For the left panel, imagine a family who bought a home in the inner suburbs of Atlanta in 1970. For the right panel, imagine a family who bought a home in San Francisco in 1990. (Actually, closed access cities like San Francisco are frequently even worse than this.)
This is expressed through the mechanisms of this simple model through the rental expenses. In the left panel, rent starts at 30% of income, and after 30 years, it is down to 13%. In the right panel, it also starts at 30%, and after 30 years, it’s down to 17%. Thirty years of 1% excess rent inflation accumulates to rent that is 1/3 higher.
In the left panel, where future higher incomes mean more homes will be built in the future, the rent and mortgage payments in the future eventually take less income. Initial conditions are the same, though, except for the higher mortgage rates. The income growth will be in the future. So mortgage affordability is worse at inception. At inception, this looks just like the simple hypothetical where higher mortgage rates just increase the mortgage payment, and nothing else changes.
In the right panel, where future higher incomes means higher rents, the current value of the home reflects those future higher rents. So, the price/income ratio is higher. In this scenario, the initial mortgage payment is boosted both by the initial conditions of the higher mortgage rate and by the future conditions of higher rents.
The higher initial mortgage payments triggered by higher mortgage rates are mostly dependent on housing supply conditions. Richer families bidding up the rents of a stagnant housing stock 30 years from now mean that the mortgage payment today has to be higher.
The left and right panels are extremes. However, there are many markets that have been reasonably estimated by the left panel. The first hundred plus years of the famous Case-Shiller real home price chart are. It’s the most common market there is. It is the expectation. It is what Dr. Shiller thinks we should expect.
In some places before 2008 and in most places since then, we look quite a bit like the right panel - in many cases even worse.
The counterintuitive realization, which, to be honest, I didn’t fully intuit until I worked through these hypotheticals, is that when rising mortgage rates appear to be creating the most mortgage affordability stress, it is plausible that the stress is coming from supply constraints. It is plausible that these are the times we should least expect mortgage affordability to return to more comfortable levels.
The high initial mortgage payments are not really so much a function of high rates as they are a function of arbitrary amortization schedules and rent expectations about the future.
Conclusion
In short, it probably makes more sense, most of the time, to view mortgage rates as a function of sentiment and demand rather than a cause of it. High rates are associated with aspirational sentiment. Aspirational families demand aspirational homes in aspirational locations.
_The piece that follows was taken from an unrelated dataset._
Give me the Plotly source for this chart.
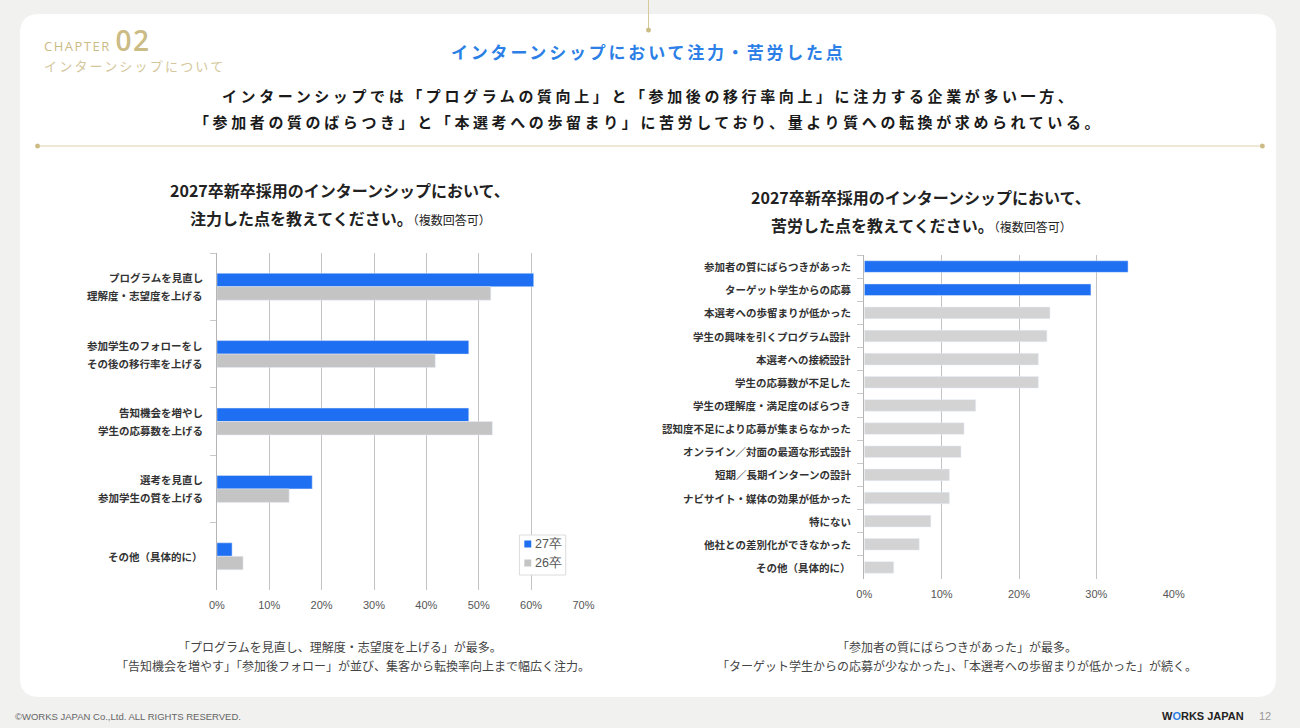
import plotly.graph_objects as go

W, H = 1300, 728
JP = "Noto Sans CJK JP"

# left chart: 注力した点 (27卒 vs 26卒)
focus_labels = [
    "プログラムを見直し\n理解度・志望度を上げる",
    "参加学生のフォローをし\nその後の移行率を上げる",
    "告知機会を増やし\n学生の応募数を上げる",
    "選考を見直し\n参加学生の質を上げる",
    "その他（具体的に）",
]
focus_27 = [60.5, 48.1, 48.1, 18.2, 2.9]
focus_26 = [52.3, 41.7, 52.6, 13.8, 5.0]
focus_ticks = [0, 10, 20, 30, 40, 50, 60, 70]
series_names = ["27卒", "26卒"]

# right chart: 苦労した点
trouble_labels = [
    "参加者の質にばらつきがあった",
    "ターゲット学生からの応募",
    "本選考への歩留まりが低かった",
    "学生の興味を引くプログラム設計",
    "本選考への接続設計",
    "学生の応募数が不足した",
    "学生の理解度・満足度のばらつき",
    "認知度不足により応募が集まらなかった",
    "オンライン／対面の最適な形式設計",
    "短期／長期インターンの設計",
    "ナビサイト・媒体の効果が低かった",
    "特にない",
    "他社との差別化ができなかった",
    "その他（具体的に）",
]
trouble_vals = [34.1, 29.3, 24.0, 23.6, 22.5, 22.5, 14.4, 12.9, 12.5, 11.0, 11.0, 8.6, 7.1, 3.8]
trouble_ticks = [0, 10, 20, 30, 40]
n_highlight = 2

BLUE = "#1f6ff2"
GRAY26 = "#c4c4c4"
GOLD = "#cbbb85"


def px(x):
    return x / W


def py(y):
    return 1 - y / H


def rounded_rect(x0, y0, x1, y1, r):
    a, b, c, d = px(x0), py(y0), px(x1), py(y1)
    rx, ry = r / W, r / H
    return (f"M{a + rx},{b} L{c - rx},{b} Q{c},{b} {c},{b - ry} "
            f"L{c},{d + ry} Q{c},{d} {c - rx},{d} L{a + rx},{d} "
            f"Q{a},{d} {a},{d + ry} L{a},{b - ry} Q{a},{b} {a + rx},{b} Z")


fig = go.Figure()

fig.add_trace(go.Bar(
    y=focus_labels, x=focus_27, orientation="h", name=series_names[0],
    marker_color=BLUE, xaxis="x", yaxis="y",
))
fig.add_trace(go.Bar(
    y=focus_labels, x=focus_26, orientation="h", name=series_names[1],
    marker_color=GRAY26, xaxis="x", yaxis="y",
))
fig.add_trace(go.Bar(
    y=trouble_labels, x=trouble_vals, orientation="h",
    marker_color=[BLUE if i < n_highlight else "#d3d3d3" for i in range(len(trouble_vals))],
    width=0.5, xaxis="x2", yaxis="y2",
))

xaxis_common = dict(
    showgrid=True, gridcolor="#c3c3c3", gridwidth=1, zeroline=False,
    ticks="", ticklabelstandoff=7,
    tickfont=dict(family="Liberation Sans", size=11, color="#555"),
)
yaxis_common = dict(
    type="category", autorange="reversed", showticklabels=False,
    ticks="outside", ticklen=6, tickcolor="#c8c8c8", tickson="boundaries",
    showgrid=False, showline=True, linecolor="#b5b5b5", linewidth=1,
)

fig.update_layout(
    autosize=True,
    margin=dict(l=0, r=0, t=0, b=0),
    paper_bgcolor="#f1f1f0",
    plot_bgcolor="rgba(0,0,0,0)",
    barmode="group", bargap=0.6, bargroupgap=0,
    showlegend=False,
    font=dict(family=JP, color="#333"),
    xaxis=dict(domain=[px(212), px(584)], range=[0, 70], tickvals=focus_ticks,
               ticktext=[f"{v}%" for v in focus_ticks], anchor="y", **xaxis_common),
    yaxis=dict(domain=[py(590), py(253)], anchor="x", **yaxis_common),
    xaxis2=dict(domain=[px(869), px(1183)], range=[0, 40], tickvals=trouble_ticks,
                ticktext=[f"{v}%" for v in trouble_ticks], anchor="y2", **xaxis_common),
    yaxis2=dict(domain=[py(579), py(255)], anchor="x2", **yaxis_common),
)

shapes = [
    # white card
    dict(type="path", xref="paper", yref="paper", path=rounded_rect(12, 14, 1287, 697, 20),
         fillcolor="white", line=dict(width=0), layer="below"),
    # gold divider
    dict(type="line", xref="paper", yref="paper", x0=px(30), x1=px(1273), y0=py(146), y1=py(146),
         line=dict(color="#ddd2a8", width=1), layer="below"),
    dict(type="line", xref="paper", yref="paper", x0=px(650), x1=px(650), y0=py(0), y1=py(30),
         line=dict(color="#d6c99a", width=1), layer="below"),
    # legend box (compact, like the original spreadsheet chart)
    dict(type="rect", xref="paper", yref="paper", x0=px(519), x1=px(566), y0=py(575), y1=py(535),
         fillcolor="white", line=dict(color="#dcdcdc", width=1)),
]
for cx, cy in [(30, 146), (1273, 146), (650, 30)]:
    shapes.append(dict(type="circle", xref="paper", yref="paper",
                       x0=px(cx - 2.5), x1=px(cx + 2.5), y0=py(cy + 2.5), y1=py(cy - 2.5),
                       fillcolor=GOLD, line=dict(width=0), layer="below"))
for (ly, col) in zip([544, 563], [BLUE, GRAY26]):
    shapes.append(dict(type="rect", xref="paper", yref="paper",
                       x0=px(524), x1=px(531), y0=py(ly + 3.5), y1=py(ly - 3.5),
                       fillcolor=col, line=dict(width=0)))
fig.update_layout(shapes=shapes)

ann = []


def text(x, y, s, size, color="#222", anchor="center", bold=False, family=JP, spacing=None):
    if spacing:
        s = f"<span style='letter-spacing:{spacing}px'>{s}</span>"
    if bold:
        s = f"<b>{s}</b>"
    ann.append(dict(x=px(x), y=py(y), xref="paper", yref="paper", text=s, showarrow=False,
                    xanchor=anchor, yanchor="middle",
                    font=dict(family=family, size=size, color=color)))


# header
text(35, 40, "CHAPTER <span style='font-size:28px;font-weight:600'>02</span>", 13, GOLD, "left",
     family="Open Sans", spacing=1.5)
text(35, 65, "インターンシップについて", 13, "#d4c79c", "left", spacing=2.2)
text(650, 52, "インターンシップにおいて注力・苦労した点", 17, "#2b7fe6", bold=True, spacing=2.8)
text(650, 96, "インターンシップでは「プログラムの質向上」と「参加後の移行率向上」に注力する企業が多い一方、",
     15, "#1a1a1a", bold=True, spacing=3.6)
text(650, 122, "「参加者の質のばらつき」と「本選考への歩留まり」に苦労しており、量より質への転換が求められている。",
     15, "#1a1a1a", bold=True, spacing=3.6)

# chart titles
small = "<span style='font-size:12px;font-weight:normal'>（複数回答可）</span>"
text(337, 190, "<b>2027卒新卒採用のインターンシップにおいて、</b>", 16, "#222")
text(337, 218, f"<b>注力した点を教えてください。</b>{small}", 16, "#222")
text(927, 197, "<b>2027卒新卒採用のインターンシップにおいて、</b>", 16, "#222")
text(927, 225, f"<b>苦労した点を教えてください。</b>{small}", 16, "#222")

# legend entries
text(533, 544, series_names[0], 12.5, "#555", "left", family="Liberation Sans")
text(533, 563, series_names[1], 12.5, "#555", "left", family="Liberation Sans")

# captions
text(337, 646, "「プログラムを見直し、理解度・志望度を上げる」が最多。", 12, "#444")
text(350, 665, "「告知機会を増やす」「参加後フォロー」が並び、集客から転換率向上まで幅広く注力。", 12, "#444")
text(963, 646, "「参加者の質にばらつきがあった」が最多。", 12, "#444")
text(963, 665, "「ターゲット学生からの応募が少なかった」、「本選考への歩留まりが低かった」が続く。", 12, "#444")

# footer
text(5, 716, "©WORKS JAPAN Co.,Ltd. ALL RIGHTS RESERVED.", 9.5, "#666", "left", family="Liberation Sans")
text(1256, 716, "<b>W<span style='color:#2b7fe6'>O</span>RKS JAPAN</b>", 11, "#222", "right",
     family="Liberation Sans")
text(1276, 716, "12", 11, "#999", family="Liberation Sans")

# category labels beside the bars
line_gap = 18
for labels, yref, right_edge in [(focus_labels, "y", 200), (trouble_labels, "y2", 858)]:
    for lab in labels:
        lines = lab.split("\n")
        for i, ln in enumerate(lines):
            ann.append(dict(
                x=px(right_edge), y=lab, xref="paper", yref=yref, text=f"<b>{ln}</b>",
                showarrow=False, xanchor="right", yanchor="middle",
                yshift=((len(lines) - 1) / 2 - i) * line_gap,
                font=dict(family=JP, size=10.5, color="#333"),
            ))

fig.update_layout(annotations=ann)

# fill the browser window exactly
fig.write_html(
    "out.html",
    default_width="100vw",
    default_height="100vh",
    config={"displayModeBar": False},
    post_script=(
        "document.body.style.margin='0';"
        "document.body.style.overflow='hidden';"
        "Plotly.Plots.resize(document.getElementById('{plot_id}'));"
    ),
)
And, they have to initiate that demand with stressful cash flows because of the mortgage products that are most widely available and because of poor housing supply conditions. (As I mentioned in a recent post, rate buy-downs are one way that builders can reduce the front-loaded cash outlays.)
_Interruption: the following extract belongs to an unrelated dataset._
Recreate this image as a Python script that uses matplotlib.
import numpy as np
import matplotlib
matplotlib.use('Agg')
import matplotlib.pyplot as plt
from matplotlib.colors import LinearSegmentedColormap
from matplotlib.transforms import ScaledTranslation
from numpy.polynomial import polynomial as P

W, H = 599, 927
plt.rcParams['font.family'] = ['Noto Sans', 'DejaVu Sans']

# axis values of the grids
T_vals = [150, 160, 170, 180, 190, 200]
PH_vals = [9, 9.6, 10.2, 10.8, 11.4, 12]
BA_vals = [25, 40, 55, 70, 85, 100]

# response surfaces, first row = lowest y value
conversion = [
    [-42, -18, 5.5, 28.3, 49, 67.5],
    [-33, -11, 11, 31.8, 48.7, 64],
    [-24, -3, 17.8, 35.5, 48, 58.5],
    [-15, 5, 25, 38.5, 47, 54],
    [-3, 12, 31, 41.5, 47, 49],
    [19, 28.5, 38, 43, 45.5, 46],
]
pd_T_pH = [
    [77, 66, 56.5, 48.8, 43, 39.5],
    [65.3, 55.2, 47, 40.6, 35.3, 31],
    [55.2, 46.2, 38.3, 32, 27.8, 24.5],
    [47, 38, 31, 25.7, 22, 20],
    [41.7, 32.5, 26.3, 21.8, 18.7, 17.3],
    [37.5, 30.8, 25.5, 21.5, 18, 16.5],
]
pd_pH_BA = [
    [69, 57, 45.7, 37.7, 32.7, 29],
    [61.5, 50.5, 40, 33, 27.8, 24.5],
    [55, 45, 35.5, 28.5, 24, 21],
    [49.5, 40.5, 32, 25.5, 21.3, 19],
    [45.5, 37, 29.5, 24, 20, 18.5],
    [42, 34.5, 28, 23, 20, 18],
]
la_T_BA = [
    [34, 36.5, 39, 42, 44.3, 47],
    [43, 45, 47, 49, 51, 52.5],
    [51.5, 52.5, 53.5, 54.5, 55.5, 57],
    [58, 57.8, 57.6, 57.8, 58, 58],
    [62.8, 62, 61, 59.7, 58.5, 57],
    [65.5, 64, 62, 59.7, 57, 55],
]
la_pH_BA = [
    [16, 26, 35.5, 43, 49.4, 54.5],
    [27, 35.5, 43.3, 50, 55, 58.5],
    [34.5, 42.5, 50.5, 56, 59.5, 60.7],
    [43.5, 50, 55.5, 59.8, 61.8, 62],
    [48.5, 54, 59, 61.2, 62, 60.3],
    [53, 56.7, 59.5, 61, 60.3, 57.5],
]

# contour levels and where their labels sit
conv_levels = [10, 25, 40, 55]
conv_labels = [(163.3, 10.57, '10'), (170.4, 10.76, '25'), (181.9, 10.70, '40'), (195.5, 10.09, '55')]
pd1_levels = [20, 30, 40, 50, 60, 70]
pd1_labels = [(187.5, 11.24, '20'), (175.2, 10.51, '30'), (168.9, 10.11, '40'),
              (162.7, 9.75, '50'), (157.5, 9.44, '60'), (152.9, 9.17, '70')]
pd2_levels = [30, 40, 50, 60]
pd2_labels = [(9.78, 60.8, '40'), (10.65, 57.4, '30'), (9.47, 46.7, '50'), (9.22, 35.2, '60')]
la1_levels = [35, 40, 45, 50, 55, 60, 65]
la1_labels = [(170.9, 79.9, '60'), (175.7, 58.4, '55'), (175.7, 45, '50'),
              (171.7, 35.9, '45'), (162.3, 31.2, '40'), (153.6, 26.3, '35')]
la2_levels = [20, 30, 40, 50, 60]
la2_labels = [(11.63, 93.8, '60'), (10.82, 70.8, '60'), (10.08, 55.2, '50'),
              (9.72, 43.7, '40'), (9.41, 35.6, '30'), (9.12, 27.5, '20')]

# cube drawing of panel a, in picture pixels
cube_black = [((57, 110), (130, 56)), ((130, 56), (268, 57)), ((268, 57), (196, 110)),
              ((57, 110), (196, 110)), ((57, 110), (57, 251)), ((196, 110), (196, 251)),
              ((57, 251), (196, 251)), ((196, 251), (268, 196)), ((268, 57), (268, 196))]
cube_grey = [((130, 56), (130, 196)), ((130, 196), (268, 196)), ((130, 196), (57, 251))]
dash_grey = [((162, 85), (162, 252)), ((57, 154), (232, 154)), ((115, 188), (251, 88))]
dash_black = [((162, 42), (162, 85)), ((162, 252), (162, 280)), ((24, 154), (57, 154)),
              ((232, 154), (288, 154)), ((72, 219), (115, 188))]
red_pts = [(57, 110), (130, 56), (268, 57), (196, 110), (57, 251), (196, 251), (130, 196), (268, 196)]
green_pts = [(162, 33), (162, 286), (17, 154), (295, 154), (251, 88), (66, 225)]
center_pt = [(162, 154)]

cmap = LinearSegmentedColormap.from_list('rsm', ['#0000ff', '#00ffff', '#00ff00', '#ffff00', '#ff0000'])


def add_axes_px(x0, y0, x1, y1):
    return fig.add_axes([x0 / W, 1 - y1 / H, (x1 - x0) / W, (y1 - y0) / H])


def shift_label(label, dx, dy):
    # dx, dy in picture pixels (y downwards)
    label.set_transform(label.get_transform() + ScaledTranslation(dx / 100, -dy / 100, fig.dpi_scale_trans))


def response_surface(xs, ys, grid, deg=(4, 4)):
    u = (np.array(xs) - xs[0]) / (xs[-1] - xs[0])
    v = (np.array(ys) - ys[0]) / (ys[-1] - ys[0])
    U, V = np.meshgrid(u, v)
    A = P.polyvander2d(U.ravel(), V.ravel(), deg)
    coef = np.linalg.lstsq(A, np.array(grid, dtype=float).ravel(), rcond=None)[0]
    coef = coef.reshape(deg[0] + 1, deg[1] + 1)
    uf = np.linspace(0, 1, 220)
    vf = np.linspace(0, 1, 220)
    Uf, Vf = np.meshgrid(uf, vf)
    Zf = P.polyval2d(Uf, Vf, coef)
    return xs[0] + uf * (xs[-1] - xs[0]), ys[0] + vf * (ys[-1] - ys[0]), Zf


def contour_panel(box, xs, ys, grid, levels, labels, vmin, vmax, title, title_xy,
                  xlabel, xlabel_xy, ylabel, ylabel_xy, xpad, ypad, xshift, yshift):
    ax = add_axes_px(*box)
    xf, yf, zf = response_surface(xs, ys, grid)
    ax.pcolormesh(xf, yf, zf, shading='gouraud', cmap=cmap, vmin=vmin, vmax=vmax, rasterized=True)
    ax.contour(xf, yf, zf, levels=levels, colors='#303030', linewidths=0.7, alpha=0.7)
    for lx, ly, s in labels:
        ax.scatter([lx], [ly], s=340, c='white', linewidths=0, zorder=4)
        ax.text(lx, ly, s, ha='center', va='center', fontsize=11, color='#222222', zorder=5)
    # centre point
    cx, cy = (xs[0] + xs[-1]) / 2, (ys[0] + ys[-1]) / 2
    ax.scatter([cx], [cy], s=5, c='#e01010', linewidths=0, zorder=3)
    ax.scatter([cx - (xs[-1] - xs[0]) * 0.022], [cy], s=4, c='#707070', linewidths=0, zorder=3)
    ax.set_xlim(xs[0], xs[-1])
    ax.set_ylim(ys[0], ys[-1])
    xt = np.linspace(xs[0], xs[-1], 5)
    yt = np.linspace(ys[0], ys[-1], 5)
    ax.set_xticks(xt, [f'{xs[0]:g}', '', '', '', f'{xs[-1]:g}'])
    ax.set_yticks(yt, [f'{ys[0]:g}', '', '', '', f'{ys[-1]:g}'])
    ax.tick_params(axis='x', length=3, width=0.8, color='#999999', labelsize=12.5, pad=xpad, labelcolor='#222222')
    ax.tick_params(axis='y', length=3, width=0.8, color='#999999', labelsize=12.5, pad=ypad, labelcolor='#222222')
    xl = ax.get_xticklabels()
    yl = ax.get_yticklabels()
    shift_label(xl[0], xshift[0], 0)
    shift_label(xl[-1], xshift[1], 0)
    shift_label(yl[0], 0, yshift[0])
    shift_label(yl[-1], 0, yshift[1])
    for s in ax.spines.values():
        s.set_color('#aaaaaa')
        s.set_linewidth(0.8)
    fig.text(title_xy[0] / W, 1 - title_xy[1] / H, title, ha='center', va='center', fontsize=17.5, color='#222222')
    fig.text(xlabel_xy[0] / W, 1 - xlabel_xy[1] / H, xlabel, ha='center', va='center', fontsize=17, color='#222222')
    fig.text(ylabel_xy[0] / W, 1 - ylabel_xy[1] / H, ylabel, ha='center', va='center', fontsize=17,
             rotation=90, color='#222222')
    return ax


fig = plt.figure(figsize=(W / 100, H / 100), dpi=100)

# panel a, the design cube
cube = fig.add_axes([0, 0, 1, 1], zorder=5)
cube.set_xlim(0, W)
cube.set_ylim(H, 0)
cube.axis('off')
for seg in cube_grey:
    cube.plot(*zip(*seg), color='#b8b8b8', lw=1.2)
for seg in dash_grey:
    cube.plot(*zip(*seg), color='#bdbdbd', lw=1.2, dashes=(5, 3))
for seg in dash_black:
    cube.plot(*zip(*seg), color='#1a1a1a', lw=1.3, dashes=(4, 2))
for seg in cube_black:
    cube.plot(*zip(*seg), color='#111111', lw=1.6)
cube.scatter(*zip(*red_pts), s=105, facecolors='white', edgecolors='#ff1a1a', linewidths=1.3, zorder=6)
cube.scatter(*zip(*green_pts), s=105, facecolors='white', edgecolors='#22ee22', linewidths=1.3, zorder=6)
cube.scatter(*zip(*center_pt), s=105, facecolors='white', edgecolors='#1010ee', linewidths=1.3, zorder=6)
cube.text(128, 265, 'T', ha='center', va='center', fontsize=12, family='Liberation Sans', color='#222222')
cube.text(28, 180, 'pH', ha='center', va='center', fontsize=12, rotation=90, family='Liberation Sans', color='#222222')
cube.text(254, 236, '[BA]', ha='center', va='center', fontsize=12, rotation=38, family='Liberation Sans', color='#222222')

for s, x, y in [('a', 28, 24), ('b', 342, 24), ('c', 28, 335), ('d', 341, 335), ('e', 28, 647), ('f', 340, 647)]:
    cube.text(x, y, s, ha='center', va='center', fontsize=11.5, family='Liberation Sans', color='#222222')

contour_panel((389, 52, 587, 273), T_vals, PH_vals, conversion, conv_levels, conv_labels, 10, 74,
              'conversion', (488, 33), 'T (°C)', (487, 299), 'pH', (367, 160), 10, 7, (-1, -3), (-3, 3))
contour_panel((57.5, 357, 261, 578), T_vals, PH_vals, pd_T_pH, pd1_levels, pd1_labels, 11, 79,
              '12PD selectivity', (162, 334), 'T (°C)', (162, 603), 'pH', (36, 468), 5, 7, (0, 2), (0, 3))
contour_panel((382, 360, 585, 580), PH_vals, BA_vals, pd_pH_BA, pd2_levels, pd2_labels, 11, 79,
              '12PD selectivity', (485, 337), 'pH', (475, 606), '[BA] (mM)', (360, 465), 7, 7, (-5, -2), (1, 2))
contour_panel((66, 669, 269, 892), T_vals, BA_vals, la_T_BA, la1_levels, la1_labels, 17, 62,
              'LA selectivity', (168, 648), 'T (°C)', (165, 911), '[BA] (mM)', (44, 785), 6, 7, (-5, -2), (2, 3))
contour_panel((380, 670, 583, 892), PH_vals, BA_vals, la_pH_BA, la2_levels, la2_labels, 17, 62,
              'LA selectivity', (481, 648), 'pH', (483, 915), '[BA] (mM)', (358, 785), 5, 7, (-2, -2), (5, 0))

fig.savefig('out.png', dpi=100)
Homebuilders are currently reporting concerns about high interest rates reducing demand and also difficulties finding labor and lots. I think this combination of concerns make more sense if we view high interest rates as a signal of strong economic sentiment and trends. There is certainly a type of buyer that will be constrained by the ability to fund a purchase under these conditions, and builders consult with those buyers and deal with those constraints every day. The stresses are salient. But, the idiosyncratic stresses exist within a broader set of economic relationships. A bullish market will be associated with high interest rates, even if the idiosyncratic countervailing stresses associated with high rates are visible and easily understood.
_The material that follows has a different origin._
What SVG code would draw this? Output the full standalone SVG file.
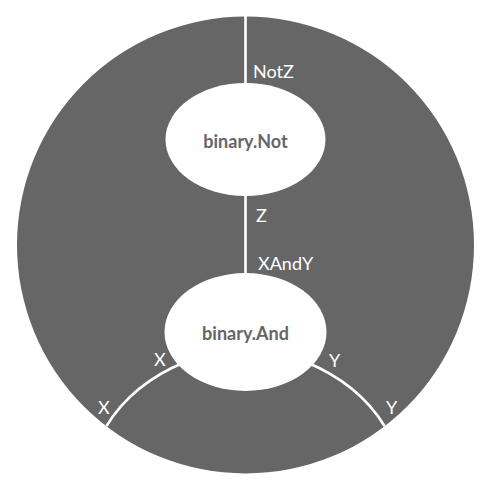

And, there is no doubt that if sentiment falters, if the Fed overtightens, if we enter recessionary conditions, all of that will certainly be related to lower mortgage rates, weakness in home construction markets, etc.
Reversing the causality makes it all make sense.
Mortgage affordability can be improved by lowering expected income growth, which will bring interest rates back down, or by encouraging more home building, which will bring future rents down. Surely, we can all agree, in the abstract, that the latter is the better choice. But this is the sort of thing that constrained housing supply does to us. It creates tempting scenarios where making ourselves worse off appears to be a solution.
Here, the temptation is to lower interest rates by lowering incomes. That is what happened in 2008, quite explicitly. It’s still the overwhelmingly popular stance about what was appropriate at the time, expressed in countless ways. Frequently it is expressed as monetary hawkishness. Sometimes it is expressed as anger toward corporations that attract skilled and well-paid workers to a housing constrained city. Sometimes it is expressed as anger toward foreigners or visitors. Housing starved Americans have found countless things to fear which would be obviously good in any scenario where we had enough homes.
In 2008, we were afraid of homes, themselves! We supposedly had a glut of homes in 2008 because Fed stimulus tricked families into thinking they were richer than they thought they were. In fact, we were poorer than we should have been because we were prepaying for the future inflated rents that we have implicitly agreed to enforce for the next 30 years. It sounds dumb to say it out loud, but we really did choose poverty over housing. I’m not being glib here. When you come to realize the housing shortage has been a binding economic constraint for decades now, you can’t help but painfully realize how explicitly policymakers and their critics chose poverty over housing - explicit policy choices to lower incomes until we hurt enough to acquiesce to our pitiful stock of housing.
I will have a post on this broader point soon - ethics in a context of deprivation. In the meantime, I hope you find the above figures useful.
Isn't one explanation for the Schiller "gap" simply ZIRP? It shows up in the price of equities, as well. In that sense, housing is like any other risk asset--it inflates when money is cheap.
The US population of working age adults--homebuyers and growth-makers--has been flat-to-down since ~GFC. We've had unit-growth (supply) in excess of people-growth (demand) for ~15 years, and yet prices have gone up, coincidental with rates coming down. I understand the supply-side arguments--I really do--but the elephant in the room is on the demand side. There is at least some evidence that when people-driven demand growth came to an ebb, cheap money stepped in to fill void (and has been doing so ever since, until just recently).